> [DATA EXTRACT]:
# # #
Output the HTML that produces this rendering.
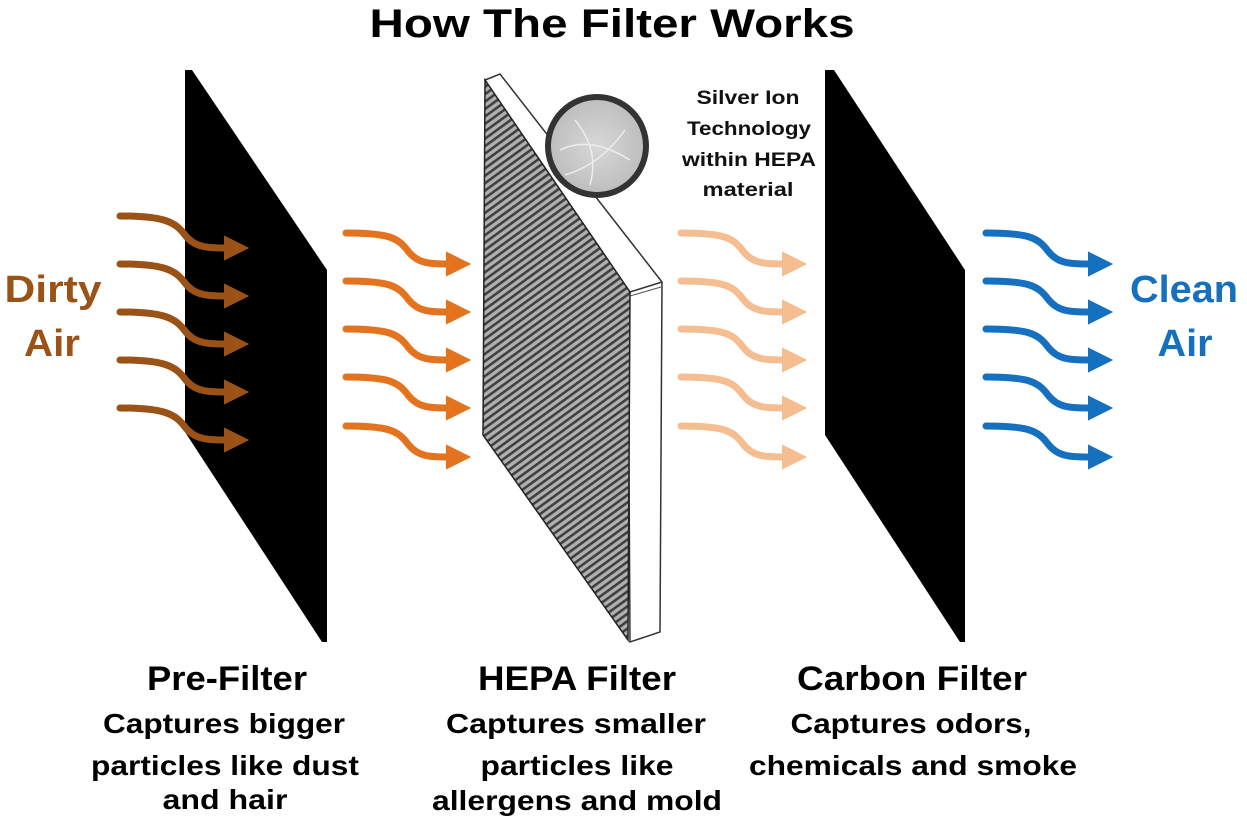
<!DOCTYPE html>
<html><head><meta charset="utf-8"><style>
html,body{margin:0;padding:0;background:#fff;width:1247px;height:826px;overflow:hidden}
svg{display:block}
text{font-family:"Liberation Sans",Arial,sans-serif;font-weight:bold}
</style></head><body>
<svg width="1247" height="826" viewBox="0 0 1247 826" xmlns="http://www.w3.org/2000/svg">
<defs>
<pattern id="stripes" patternUnits="userSpaceOnUse" width="6" height="6" patternTransform="rotate(54)">
<rect width="6" height="6" fill="#b0b0b0"/>
<rect width="2.6" height="6" fill="#404040"/>
</pattern>
<radialGradient id="fib" cx="0.5" cy="0.5" r="0.5">
<stop offset="0" stop-color="#d8d8d8"/><stop offset="1" stop-color="#bdbdbd"/>
</radialGradient>
<marker id="h" viewBox="0 0 10 10" refX="2" refY="5" markerWidth="3.6" markerHeight="3.6" orient="auto" markerUnits="strokeWidth">
<path d="M0,0 L10,5 L0,10 z" fill="context-stroke"/>
</marker>
</defs>

<text x="612" y="37" font-size="40" text-anchor="middle" textLength="485" lengthAdjust="spacingAndGlyphs">How The Filter Works</text>

<polygon points="185,70 192,70 327,270 327,642 322,642 185,432" fill="#000"/>

<polygon points="485,80 500,74 662,282 660,632 630,642 628,292" fill="#fff" stroke="#333" stroke-width="1.5"/>
<line x1="630" y1="292" x2="662" y2="282" stroke="#333" stroke-width="1.5"/>
<line x1="630" y1="296" x2="661" y2="287" stroke="#555" stroke-width="1"/>
<polygon points="485,80 630,292 628,640 483,435" fill="url(#stripes)" stroke="#222" stroke-width="1.5"/>
<circle cx="597" cy="146" r="49" fill="url(#fib)" stroke="#333" stroke-width="6"/>
<path d="M560,150 Q590,135 630,160 M575,120 Q600,150 590,185 M565,175 Q600,165 625,130" stroke="#eee" stroke-width="1.5" fill="none"/>

<polygon points="825,70 834,70 965,270 965,642 960,642 825,435" fill="#000"/>

<g fill="none" stroke-width="7" stroke-linecap="round">
<g stroke="#9b5216">
<path d="M120,216 C165,216 175,222 185,235 C195,248 208,248 229,248" marker-end="url(#h)"/>
<path d="M120,264 C165,264 175,270 185,283 C195,296 208,296 229,296" marker-end="url(#h)"/>
<path d="M120,312 C165,312 175,318 185,331 C195,344 208,344 229,344" marker-end="url(#h)"/>
<path d="M120,360 C165,360 175,366 185,379 C195,392 208,392 229,392" marker-end="url(#h)"/>
<path d="M120,408 C165,408 175,414 185,427 C195,440 208,440 229,440" marker-end="url(#h)"/>
</g>
<g stroke="#e3731e">
<path d="M346,233 C390,233 398,238 408,251 C418,264 430,264 451,264" marker-end="url(#h)"/>
<path d="M346,281 C390,281 398,286 408,299 C418,312 430,312 451,312" marker-end="url(#h)"/>
<path d="M346,329 C390,329 398,334 408,347 C418,360 430,360 451,360" marker-end="url(#h)"/>
<path d="M346,377 C390,377 398,382 408,395 C418,408 430,408 451,408" marker-end="url(#h)"/>
<path d="M346,426 C390,426 398,431 408,444 C418,457 430,457 451,457" marker-end="url(#h)"/>
</g>
<g stroke="#f5be91">
<path d="M681,233 C725,233 733,238 743,251 C753,264 765,264 787,264" marker-end="url(#h)"/>
<path d="M681,281 C725,281 733,286 743,299 C753,312 765,312 787,312" marker-end="url(#h)"/>
<path d="M681,329 C725,329 733,334 743,347 C753,360 765,360 787,360" marker-end="url(#h)"/>
<path d="M681,377 C725,377 733,382 743,395 C753,408 765,408 787,408" marker-end="url(#h)"/>
<path d="M681,426 C725,426 733,431 743,444 C753,457 765,457 787,457" marker-end="url(#h)"/>
</g>
<g stroke="#1570bf">
<path d="M986,233 C1030,233 1038,238 1048,251 C1058,264 1070,264 1093,264" marker-end="url(#h)"/>
<path d="M986,281 C1030,281 1038,286 1048,299 C1058,312 1070,312 1093,312" marker-end="url(#h)"/>
<path d="M986,329 C1030,329 1038,334 1048,347 C1058,360 1070,360 1093,360" marker-end="url(#h)"/>
<path d="M986,377 C1030,377 1038,382 1048,395 C1058,408 1070,408 1093,408" marker-end="url(#h)"/>
<path d="M986,426 C1030,426 1038,431 1048,444 C1058,457 1070,457 1093,457" marker-end="url(#h)"/>
</g>
</g>

<g font-size="38" text-anchor="middle">
<text x="53" y="302" fill="#9b5216" textLength="97" lengthAdjust="spacingAndGlyphs">Dirty</text>
<text x="52" y="356" fill="#9b5216" textLength="56" lengthAdjust="spacingAndGlyphs">Air</text>
<text x="1184" y="302" fill="#1570bf" textLength="108" lengthAdjust="spacingAndGlyphs">Clean</text>
<text x="1185" y="356" fill="#1570bf" textLength="55" lengthAdjust="spacingAndGlyphs">Air</text>
</g>

<g font-size="19" text-anchor="middle" fill="#111">
<text x="748" y="104" textLength="103" lengthAdjust="spacingAndGlyphs">Silver Ion</text>
<text x="749" y="135" textLength="124" lengthAdjust="spacingAndGlyphs">Technology</text>
<text x="749" y="166" textLength="134" lengthAdjust="spacingAndGlyphs">within HEPA</text>
<text x="748" y="196" textLength="91" lengthAdjust="spacingAndGlyphs">material</text>
</g>

<g text-anchor="middle" fill="#000">
<g font-size="34">
<text x="227" y="690" textLength="160" lengthAdjust="spacingAndGlyphs">Pre-Filter</text>
<text x="577" y="690" textLength="198" lengthAdjust="spacingAndGlyphs">HEPA Filter</text>
<text x="912" y="690" textLength="230" lengthAdjust="spacingAndGlyphs">Carbon Filter</text>
</g>
<g font-size="28">
<text x="224" y="733" textLength="242" lengthAdjust="spacingAndGlyphs">Captures bigger</text>
<text x="225" y="775" textLength="268" lengthAdjust="spacingAndGlyphs">particles like dust</text>
<text x="225" y="809" textLength="125" lengthAdjust="spacingAndGlyphs">and hair</text>
<text x="576" y="733" textLength="260" lengthAdjust="spacingAndGlyphs">Captures smaller</text>
<text x="577" y="775" textLength="193" lengthAdjust="spacingAndGlyphs">particles like</text>
<text x="577" y="810" textLength="290" lengthAdjust="spacingAndGlyphs">allergens and mold</text>
<text x="911" y="733" textLength="241" lengthAdjust="spacingAndGlyphs">Captures odors,</text>
<text x="913" y="775" textLength="328" lengthAdjust="spacingAndGlyphs">chemicals and smoke</text>
</g>
</g>
</svg>
</body></html>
# # #
> [SET EXERCISE]: Make an exact copy of the lines from the top of the material through the line with "834,70 965,270 965,642", pictures excluded.

> [RESULT FOR THIS EXERCISE]:
Output the HTML that produces this rendering.
<!DOCTYPE html>
<html><head><meta charset="utf-8"><style>
html,body{margin:0;padding:0;background:#fff;width:1247px;height:826px;overflow:hidden}
svg{display:block}
text{font-family:"Liberation Sans",Arial,sans-serif;font-weight:bold}
</style></head><body>
<svg width="1247" height="826" viewBox="0 0 1247 826" xmlns="http://www.w3.org/2000/svg">
<defs>
<pattern id="stripes" patternUnits="userSpaceOnUse" width="6" height="6" patternTransform="rotate(54)">
<rect width="6" height="6" fill="#b0b0b0"/>
<rect width="2.6" height="6" fill="#404040"/>
</pattern>
<radialGradient id="fib" cx="0.5" cy="0.5" r="0.5">
<stop offset="0" stop-color="#d8d8d8"/><stop offset="1" stop-color="#bdbdbd"/>
</radialGradient>
<marker id="h" viewBox="0 0 10 10" refX="2" refY="5" markerWidth="3.6" markerHeight="3.6" orient="auto" markerUnits="strokeWidth">
<path d="M0,0 L10,5 L0,10 z" fill="context-stroke"/>
</marker>
</defs>

<text x="612" y="37" font-size="40" text-anchor="middle" textLength="485" lengthAdjust="spacingAndGlyphs">How The Filter Works</text>

<polygon points="185,70 192,70 327,270 327,642 322,642 185,432" fill="#000"/>

<polygon points="485,80 500,74 662,282 660,632 630,642 628,292" fill="#fff" stroke="#333" stroke-width="1.5"/>
<line x1="630" y1="292" x2="662" y2="282" stroke="#333" stroke-width="1.5"/>
<line x1="630" y1="296" x2="661" y2="287" stroke="#555" stroke-width="1"/>
<polygon points="485,80 630,292 628,640 483,435" fill="url(#stripes)" stroke="#222" stroke-width="1.5"/>
<circle cx="597" cy="146" r="49" fill="url(#fib)" stroke="#333" stroke-width="6"/>
<path d="M560,150 Q590,135 630,160 M575,120 Q600,150 590,185 M565,175 Q600,165 625,130" stroke="#eee" stroke-width="1.5" fill="none"/>

<polygon points="825,70 834,70 965,270 965,642 960,642 825,435" fill="#000"/>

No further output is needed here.